The news on the economic front could hardly be worse. After share prices on domestic stock markets slid more than 40 percent in May alone, a major international credit-rating agency downgraded Russia, putting the world's largest and potentially one of its richest countries on the same level as Turkey.
The government on Friday announced sharp cuts in the 1998 budget, trying desperately to find funds to meet its debt obligations. Mr. Yeltsin also fired the head of the tax service, installing in his place Boris Fyodorov, a former finance minister who is itching to whip Russia's notoriously inefficient tax system into shape. To bolster the effort, Yeltsin has signed a decree giving tax police sweeping new powers to go after tax dodgers and confiscate their property.
On Saturday, Moscow tax squads took advantage of their beefed-up authority to stage raids on some of the capital's most corrupt centers of enterprise, the outdoor bazaars that sell everything from children's toys to washing machines. One tax official was quoted as saying the day's activities would pour up to 1 million rubles ($166,000) into state coffers - but this sum will not go far to stem Russia's deepening financial woes.
The reasons for the crisis lie deep within Russia's economic and political structures. The new system was built on what is commonly called "crony capitalism," in which a few well-placed financiers reaped most of the benefits of a hasty and corrupt privatization in the early 1990s. Economic production is low, the banking system is shaky, and the commodities market, based largely on energy, is depressed and getting worse.
A worldwide slump in oil prices has been exacerbated in Russia by inefficiency and corruption in the oil sector. A series of coal miners' strikes in May highlighted even more severe problems in that area. The stock of Russia's major electrical company, United Energy Systems, was damaged last week when parliament passed a law limiting foreign ownership of energy companies to 25 percent, in spite of the fact that UES is already 30 percent foreign-controlled.
Against this background, the Asian stock market crash last autumn hit Russia especially hard. And Indonesia's turmoil in early May sent the country's whole system tumbling. Russia is counting on a bailout from international financial organizations, but so far the International Monetary Fund has held firm against new loans.

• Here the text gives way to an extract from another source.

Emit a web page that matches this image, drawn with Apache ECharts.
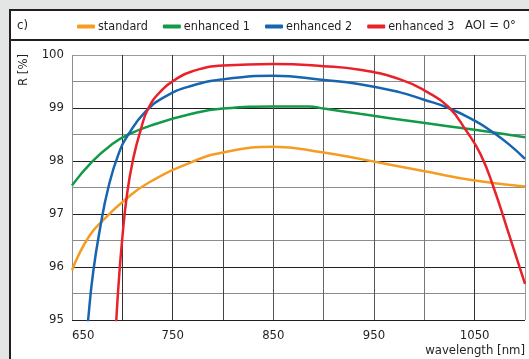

While the IMF is prepared to help by releasing an installment of an already approved loan later this month, the $670 million will not be enough to stop Russia's downward spiral.
Chubais to the rescue?
Nevertheless, Sergei Markov, head of Moscow's Institute of Political Studies, says the international clout of Russian financial gurus such as former First Deputy Prime Minister Anatoly Chubais will save the day in the end: "The international financial institutions will help, because the consequences of an economic and political catastrophe in Russia would be too great. And [Mr. Chubais] has tremendous authority with these institutions."
Widely heralded as the architect of Russian reform, Chubais does have great popularity in the West. He now heads UES, and flew to Washington last week for top-level meetings with US government officials. Although he has denied that he is looking for cash, rumors continue to fly that he is using his influence to get help for Russia. But Russia cannot count on a timely bailout, says Andrei Piontkowsky, director of Moscow's Institute of Strategic Studies. "I am convinced that they will not give the kind of help that we would need, like the [bailout package] that they gave Indonesia. The entire economy is in trouble," he says.
The problems may only deepen over coming months, analysts say. Russia's already unrealistic budget will be knocked completely out of kilter by the exorbitant rates on treasury bonds the government has posted to keep nervous investors in the market. From 30 percent in March, treasury bill yields have jumped to close to 90 percent, and will cause a mammoth payments crisis when the new bonds come due in nine months. Benchmark interest rates are up to 150 percent, and the government spent $1.5 billion last week to defend its beleaguered currency.
Pressure is mounting to devalue the ruble, but this would trigger inflation and cause a highly undesirable popular backlash. "Devaluation is completely unacceptable to Yeltsin," says Mr. Piontkowsky. "A stable ruble and low inflation are all he has to show for 8 years of reform. If he retreats from this, there will be enormous pressure on him to leave the scene."
Mr. Markov agrees. "Yeltsin has obviously decided to run again for president. All his actions must be seen in this context. He cannot risk devaluing the ruble," he says. Yeltsin's second term expires in 2000. Although limited by Russia's Constitution to two terms in office, he has found a legal loophole that may allow him to run again.
While those at the top struggle to comprehend the full scale of the disaster, the man in the street remains largely indifferent.
"What crisis?" laughs Sasha, a Moscow cab driver. "This is a country of great experiments. I am no longer surprised by anything. If aliens were to land on Red Square I would not blink an eye. Anything can happen here."